Claremore Daily Progress

December 19, 2012

Washed out but not washed away

Claremore continues to wrangle with water

Salesha Wilken
Staff Reporter

CLAREMORE — The City of Claremore continues to deal with water equipment issues and onMonday the council  approved $55,000 in funding for the next phase of engineering studies to deal with the ongoing issue.
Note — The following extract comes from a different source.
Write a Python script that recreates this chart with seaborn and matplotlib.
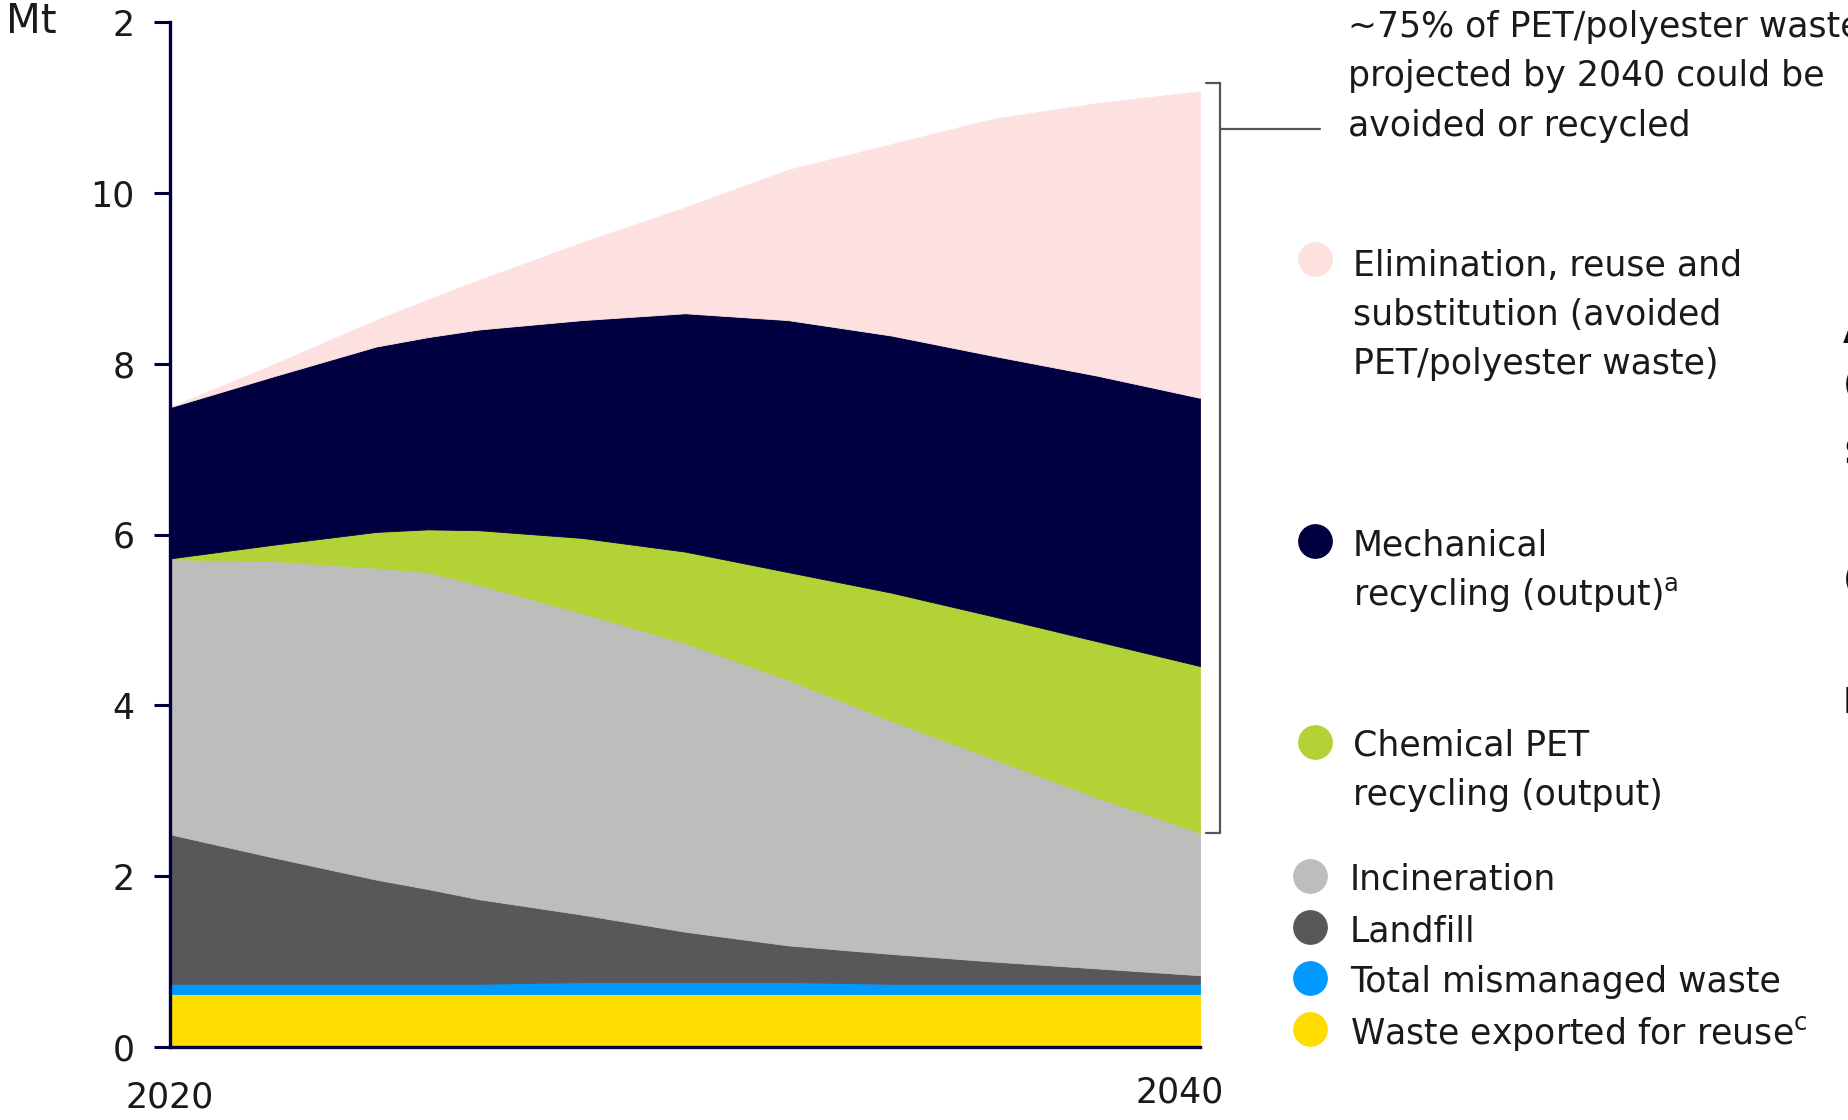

Daryl Golbek, Public Works Director,  gave a water plant update as the city deals with failing equipment.
Claremore is currently operating its water plant using two back up pumps,  after a lighting strike was believed to damage the main pump.
Although the two agenda items were not directly related, it became clear that the aging system continues to bring concern about the long-term operations of the water plant.
The pump’s failure actually took several weeks and officials could only contribute the cause to lightning due to the type of damage that was found.
“The windings inside the pump had burned up,” Golbek said.
When the pump failed, water flooded the basement of the plant causing some secondary damage.
City Clerk Sarah Sharp has been working with the insurance company to secure payment on the claim.
The original estimate to replace the pump was $12,500, according to Golbek.
However, it was later determined that a new pump could cost the city as much as $30,000.
Golbek has been working with a local vendor to get the pump repaired at a cost of approximately $17,000.
The problem is that the pump was built in the 1960’s and the aging equipment has become outdated and difficult to repair.
As the city works to fix this immediate problem planning continues on a permanent solution to the problems at the water plant.
The GPS mapping system that was approved as a part of the $550,000 engineering project will play a role in improving the system, according to Golbek.
“It will help to make better informed decisions for the upgrades,” said Jeremy Ledbetter, Director of Public Infrastructure.
The study is part of the requirements issued by the Oklahoma Department of Environmental Quality.
The issue stems from the new water plant, that has not operated since construction approximately 10 years ago.
This study is one of many different engineering efforts through the past 10 years that has been completed to deal with the issue.
Issues with both plants are being addressed in the plan and which upgrades will be need to be made, City Engineer Chris Cochran said.
After completion the maps could be made available to the public, according to Ledbetter.
Cost to the city is expected to be minimal for the repairs and the insurance is expected to pay on the claim.
The GPS mapping has been included in the 2013 Public Works budget as part of the five-year master water study, according to Golbek.
A draft of the study is to be completed in mid-January.
The council voiced concerns about the two issues asking for more accountability for the plant.
“I would like to see an itemized statement of the actual hours that we are being charged,” Councilor Thomas Cypert said.
City Manager Jim Thomas said that he would provide the documentation to the council in the form of a staff report.
“Are we running any additional risk by not getting a new one,” Councilor Bill Flanagan asked.
Golbek explained that there could be significant issues if the two small backup pumps fail; yet alternative methods could be used to restore service.
For now city staff will continue working on the plant and waiting for the arrival of the repaired pump.
It is estimated that it could be several weeks before the pump will be reinstalled.